At present, lithium iron phosphate is limited by the performance and technology of the material, and the energy density of the battery core cannot meet the requirements of 300Wh/kg or even 350Wh/kg in 2020. The energy density of the current mainstream in ternary batteries of NCM523 and NCM622 can reach 160-200Wh/kg and 220-230wh/kg, while NCM811 energy density can reach more than 280wh/kg, compared with NCM523 and NCM633 energy density increased by 18% And 12%. To achieve the goal of 2020, choosing the high energy density NCM811 technology route as the cathode material is the best choice for most car companies.
We believe that in the future, new energy vehicles will mainly rely on the ternary high-nickel technology route. In the medium and long term, high-nickel cathode materials will become the mainstream of application. Among them, NCM811 is expected to usher in a market outbreak in the pursuit of endurance.
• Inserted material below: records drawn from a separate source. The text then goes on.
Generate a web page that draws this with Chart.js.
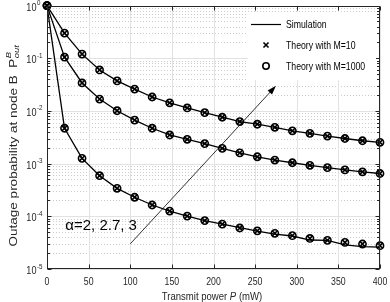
<!DOCTYPE html>
<html>
<head>
<meta charset="utf-8">
<script src="https://cdn.jsdelivr.net/npm/chart.js@4.4.1/dist/chart.umd.min.js"></script>
<style>
  html, body { margin: 0; padding: 0; background: #fff; }
  #wrap { width: 390px; height: 302px; position: relative; }
</style>
</head>
<body>
<div id="wrap"><canvas id="grafOutage"></canvas></div>
<script>
// transmit power (mW), 20 points from 0 to 400
const power = [0, 21.05, 42.11, 63.16, 84.21, 105.26, 126.32, 147.37, 168.42, 189.47,
  210.53, 231.58, 252.63, 273.68, 294.74, 315.79, 336.84, 357.89, 378.95, 400]

// theory (markers x and o sit on the same values)
const theoryA2 = [1, 0.30, 0.12, 0.060, 0.0372, 0.026, 0.0184, 0.0143, 0.0114, 0.0093,
  0.0076, 0.0063, 0.0056, 0.0049, 0.0042, 0.00376, 0.00334, 0.0030, 0.00272, 0.00254]
const theoryA27 = [1, 0.105, 0.034, 0.0168, 0.0101, 0.0067, 0.0047, 0.0035, 0.0029, 0.0024,
  0.00195, 0.0016, 0.00135, 0.00117, 0.00104, 0.00093, 0.00084, 0.00076, 0.0007, 0.00065]
const theoryA3 = [1, 0.0047, 0.00126, 0.00059, 0.00034, 0.00023, 0.000164, 0.000126, 0.000101, 0.000083,
  0.000071, 0.00006, 0.000053, 0.0000475, 0.000043, 0.000038, 0.000035, 0.000032, 0.0000298, 0.0000277]

// simulation curves
const simA2 = [1, 0.30, 0.12, 0.060, 0.0372, 0.026, 0.0184, 0.0143, 0.0114, 0.0093,
  0.0076, 0.0063, 0.0056, 0.0049, 0.0042, 0.00376, 0.00334, 0.0030, 0.00272, 0.00254]
const simA27 = [1, 0.105, 0.034, 0.0168, 0.0101, 0.0067, 0.0047, 0.0035, 0.0029, 0.0024,
  0.00195, 0.0016, 0.00135, 0.00117, 0.00104, 0.00093, 0.00084, 0.00076, 0.0007, 0.00065]
const simA3 = [1, 0.0047, 0.00126, 0.00059, 0.00034, 0.00023, 0.000164, 0.000126, 0.000101, 0.000083,
  0.000071, 0.000061, 0.0000526, 0.0000461, 0.0000423, 0.0000355, 0.000035, 0.0000286, 0.0000265, 0.0000261]

const xTicks = [0, 50, 100, 150, 200, 250, 300, 350, 400]
const yDecades = [1e-5, 1e-4, 1e-3, 1e-2, 1e-1, 1]

const legendLabels = ['Simulation', 'Theory with M=10', 'Theory with M=1000']
const alphaNote = 'α=2, 2.7, 3'

const FONT = '"Liberation Sans", Arial, Helvetica, sans-serif'
const SX = 0.83   // the figure is squeezed horizontally
const INK = '#262626'

const pts = arr => arr.map((v, i) => ({ x: power[i], y: v }))

const yTickList = []
yDecades.forEach(d => {
  yTickList.push({ value: d, major: true })
  if (d < 1) for (let k = 2; k <= 9; k++) yTickList.push({ value: d * k, major: false })
})

function sText(ctx, txt, x, y, size, align, style) {
  ctx.save()
  ctx.font = (style || '') + ' ' + size + 'px ' + FONT
  ctx.translate(x, y)
  ctx.scale(SX, 1)
  ctx.textAlign = align
  ctx.textBaseline = 'alphabetic'
  ctx.fillText(txt, 0, 0)
  ctx.restore()
}

const matlabAxes = {
  id: 'matlabAxes',
  beforeDatasetsDraw(chart) {
    const { ctx, chartArea: a, scales: { x, y } } = chart
    ctx.save()
    ctx.lineWidth = 1
    // minor grid, dotted
    ctx.strokeStyle = '#cdcdcd'
    ctx.setLineDash([1, 2])
    y.ticks.filter(t => !t.major).forEach(t => {
      const py = Math.round(y.getPixelForValue(t.value)) + 0.5
      ctx.beginPath(); ctx.moveTo(a.left, py); ctx.lineTo(a.right, py); ctx.stroke()
    })
    // major grid
    ctx.setLineDash([])
    ctx.strokeStyle = '#e2e2e2'
    y.ticks.filter(t => t.major).forEach(t => {
      const py = Math.round(y.getPixelForValue(t.value)) + 0.5
      ctx.beginPath(); ctx.moveTo(a.left, py); ctx.lineTo(a.right, py); ctx.stroke()
    })
    x.ticks.forEach(t => {
      const px = Math.round(x.getPixelForValue(t.value)) + 0.5
      ctx.beginPath(); ctx.moveTo(px, a.top); ctx.lineTo(px, a.bottom); ctx.stroke()
    })
    ctx.restore()
  },
  afterDatasetsDraw(chart) {
    const { ctx, chartArea: a, scales: { x, y } } = chart
    ctx.save()
    const L = Math.round(a.left) + 0.5, R = Math.round(a.right) - 0.5
    const T = Math.round(a.top) + 0.5, B = Math.round(a.bottom) - 0.5
    ctx.strokeStyle = INK
    ctx.lineWidth = 1
    ctx.strokeRect(L, T, R - L, B - T)

    // ticks
    ctx.beginPath()
    x.ticks.forEach(t => {
      const px = Math.round(x.getPixelForValue(t.value)) + 0.5
      ctx.moveTo(px, B); ctx.lineTo(px, B - 4)
      ctx.moveTo(px, T); ctx.lineTo(px, T + 4)
    })
    y.ticks.forEach(t => {
      const py = Math.round(y.getPixelForValue(t.value)) + 0.5
      const len = t.major ? 4 : 2.5
      ctx.moveTo(L, py); ctx.lineTo(L + len, py)
      ctx.moveTo(R, py); ctx.lineTo(R - len, py)
    })
    ctx.stroke()

    // tick labels
    ctx.fillStyle = INK
    x.ticks.forEach(t => {
      sText(ctx, String(t.value), x.getPixelForValue(t.value), 285, 10.5, 'center')
    })
    y.ticks.filter(t => t.major).forEach(t => {
      const py = y.getPixelForValue(t.value)
      sText(ctx, '10', 36.5, py + 5, 11, 'right')
      sText(ctx, String(Math.round(Math.log10(t.value))), 37, py - 0.5, 7.5, 'left')
    })

    // axis titles
    ctx.font = '11.5px ' + FONT
    const w1 = ctx.measureText('Transmit power ').width
    ctx.font = 'italic 11.5px ' + FONT
    const w2 = ctx.measureText('P').width
    ctx.font = '11.5px ' + FONT
    const w3 = ctx.measureText(' (mW)').width
    let tx = 212 - (w1 + w2 + w3) * SX / 2
    sText(ctx, 'Transmit power ', tx, 299.5, 11.5, 'left'); tx += w1 * SX
    sText(ctx, 'P', tx, 299.5, 11.5, 'left', 'italic'); tx += w2 * SX
    sText(ctx, ' (mW)', tx, 299.5, 11.5, 'left')

    ctx.save()
    ctx.translate(16.5, 0)
    ctx.scale(SX, 1)
    ctx.rotate(-Math.PI / 2)
    ctx.font = '13.5px ' + FONT
    const main = 'Outage probability at node B  '
    const m1 = ctx.measureText(main).width
    const m2 = ctx.measureText('P').width
    ctx.font = 'italic 9.5px ' + FONT
    const m3 = ctx.measureText('out').width
    let ty = -(146 + (m1 + m2 + m3) / 2)
    ctx.font = '13.5px ' + FONT
    ctx.textAlign = 'left'
    ctx.fillText(main, ty, 0); ty += m1
    ctx.fillText('P', ty, 0); ty += m2 + 0.5
    ctx.font = 'italic 9.5px ' + FONT
    ctx.fillText('B', ty, -6.5)
    ctx.fillText('out', ty, 3)
    ctx.restore()

    // legend
    ctx.fillStyle = '#fff'
    ctx.fillRect(248, 12, 128, 68)
    ctx.strokeStyle = '#000'
    ctx.lineWidth = 1.2
    ctx.beginPath(); ctx.moveTo(251, 24.5); ctx.lineTo(281, 24.5); ctx.stroke()
    ctx.lineWidth = 1.6
    Chart.helpers.drawPoint(ctx, { pointStyle: 'crossRot', radius: 3.6, rotation: 0, borderWidth: 1.6 }, 266, 45)
    Chart.helpers.drawPoint(ctx, { pointStyle: 'circle', radius: 3.2, rotation: 0, borderWidth: 1.6 }, 266, 66)
    ctx.fillStyle = '#000'
    const ly = [28, 49, 70]
    legendLabels.forEach((s, i) => sText(ctx, s, 286, ly[i], 10.5, 'left'))

    // arrow annotation
    const ax0 = x.getPixelForValue(100), ay0 = y.getPixelForValue(3e-5)
    const ax1 = x.getPixelForValue(275), ay1 = y.getPixelForValue(0.03)
    const ang = Math.atan2(ay1 - ay0, ax1 - ax0)
    ctx.strokeStyle = '#000'
    ctx.lineWidth = 0.8
    ctx.beginPath(); ctx.moveTo(ax0, ay0); ctx.lineTo(ax1 - 6 * Math.cos(ang), ay1 - 6 * Math.sin(ang)); ctx.stroke()
    ctx.beginPath()
    ctx.moveTo(ax1, ay1)
    ctx.lineTo(ax1 - 9 * Math.cos(ang) + 3 * Math.sin(ang), ay1 - 9 * Math.sin(ang) - 3 * Math.cos(ang))
    ctx.lineTo(ax1 - 9 * Math.cos(ang) - 3 * Math.sin(ang), ay1 - 9 * Math.sin(ang) + 3 * Math.cos(ang))
    ctx.closePath()
    ctx.fillStyle = '#000'
    ctx.fill()

    ctx.font = '15px ' + FONT
    ctx.textAlign = 'left'
    ctx.fillText(alphaNote, x.getPixelForValue(22), y.getPixelForValue(5.4e-5))
    ctx.restore()
  }
}

const simSeries = [simA2, simA27, simA3]
const theorySeries = [theoryA2, theoryA27, theoryA3]

const datasets = []
simSeries.forEach(s => datasets.push({
  label: legendLabels[0], data: pts(s), borderColor: '#000', borderWidth: 1.3,
  pointRadius: 0, tension: 0, clip: false
}))
theorySeries.forEach(s => datasets.push({
  label: legendLabels[1], data: pts(s), showLine: false, pointStyle: 'crossRot',
  pointRadius: 4, pointBorderColor: '#000', pointBorderWidth: 1.6, pointBackgroundColor: 'transparent', clip: false
}))
theorySeries.forEach(s => datasets.push({
  label: legendLabels[2], data: pts(s), showLine: false, pointStyle: 'circle',
  pointRadius: 3.6, pointBorderColor: '#000', pointBorderWidth: 1.6, pointBackgroundColor: 'transparent', clip: false
}))

new Chart(document.getElementById('grafOutage'), {
  type: 'line',
  data: { datasets },
  plugins: [matlabAxes],
  options: {
    responsive: true,
    maintainAspectRatio: false,
    animation: false,
    events: [],
    layout: { padding: { top: 5, right: 10, left: 0, bottom: 0 } },
    plugins: { legend: { display: false }, tooltip: { enabled: false } },
    scales: {
      x: {
        type: 'linear', min: 0, max: 400,
        afterBuildTicks: s => { s.ticks = xTicks.map(v => ({ value: v })) },
        afterFit: s => { s.height = 33 },
        ticks: { display: false }, grid: { display: false }, border: { display: false }
      },
      y: {
        type: 'logarithmic', min: 1e-5, max: 1,
        afterBuildTicks: s => { s.ticks = yTickList.map(t => ({ ...t })) },
        afterFit: s => { s.width = 47 },
        ticks: { display: false }, grid: { display: false }, border: { display: false }
      }
    }
  }
})
</script>
</body>
</html>
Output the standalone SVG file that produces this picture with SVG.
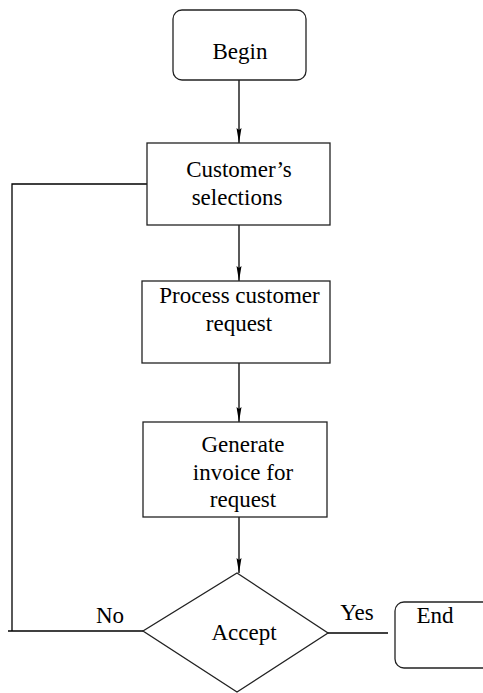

In the first 10 months of 2019, the domestic installed capacity of NCM811 was 2.88GWh, a year-on-year increase of 37335.81%. The installed battery companies are mainly CATL, whose main supplier of NCM811 is Ningbo Ronbay. In 2018, NCM811 of Ningbo Ronbay sold 5,926 tons, accounting for 74% of the domestic market share. It is estimated that the domestic application of NCM811 in ternary cathode materials is expected to reach 17% in 2020 and 45% in 2025.